Yorba's policy for all our apps is to build on the current release of our dependencies, as well as the prior release, in the GNOME six-month cycle.  In practice, this means depending on the libraries in the current release of Ubuntu and the prior one.  For example, right now Geary builds on Precise and Quantal.  (It may build on older versions, but we don't guarantee that.)  At some point in this cycle we'll move to Raring.  Geary *may* build on Precise indefinitely, but if we need something in a library that wasn't available in Precise, then so be it.

This model means that our users don't have to be using the absolute latest-and-greatest, but also means we can take advantage of more-or-less the newest stuff.  It also means we don't fill our code base with conditionally-compiled patches to support newer library features while maintaining support for older ones.

Another policy Yorba adheres to is that we want trunk (master) to build, always.  This is quite important to me.

So here's our conundrum: Geary today has a sliver of Granite support #ifdef'd in.  It compiles under Precise but not Quantal due to some deprecated symbols.  I know more work on Granite is coming, which means Geary will fall farther and farther behind without active maintenance.  And we do have a number of requests for additional Granite support.  The umbrella ticket for that work is at http://redmine.yorba.org/issues/6088

We don't want that to happen.  We also don't want to fill Geary with a lot of conditional compilation code to support Granite.  So, as I said: a conundrum.

What I'm proposing is for a member of the Elementary community to step forward as a Geary champion: someone to actively work on a Granite version of Geary.  I propose doing that via two tried-and-true techniques of modern software development: object-oriented code and distributed source control.

To break it down:

* We'll work with this champion to refactor the Geary client in such a way that subclasses can hook into various events and provide Granite-specific UI elements over generic GTK elements.

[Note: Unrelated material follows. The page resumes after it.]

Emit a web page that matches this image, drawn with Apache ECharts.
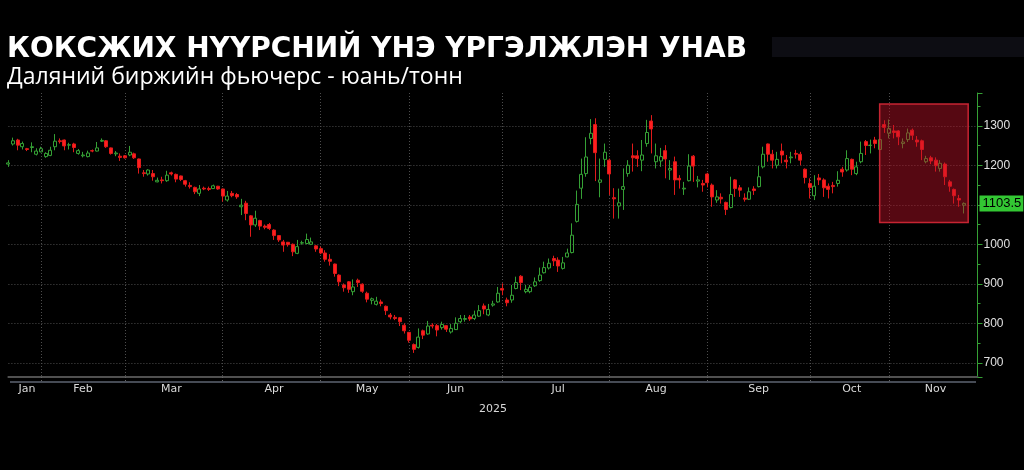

* This champion will write the Vala code that subclasses Geary's client and calls Granite.

* Where this code lives is up for discussion.  One path is for this champion to fork Geary (i.e. on Launchpad) and add the Granite code to the fork.  Another path is for this code to live in the Yorba repo and is activated via a configure switch.  (Yes, this is conditional compilation, but the idea is to conditionally compile in *files*, not fill the existing files with #if's.)  We're doing something similar to support Ubuntu's Messaging Menu and Unity task bar.

* Elementary will need to build Geary in a PPA that enables this configure switch.

* This champion will need to check in from time to time, either adding additional Granite support or patching Geary to work with changes to the Granite API.  If the code lives on in the Yorba repo, we'll take those patches more or less as-is.  In other words, this champion (and, by extension, Elementary) is taking responsibility for this code.

The result of these steps, and the goal of this email, is to (a) make Geary a full-fledged member of the Elementary desktop, (b) keep Geary working on other desktops where Granite is not installed or is an older version, and (c) allow Elementary to make rapid changes to Geary so it represents Elementary's latest efforts.

This above is a proposal and not set in stone.  Comments and questions are welcome.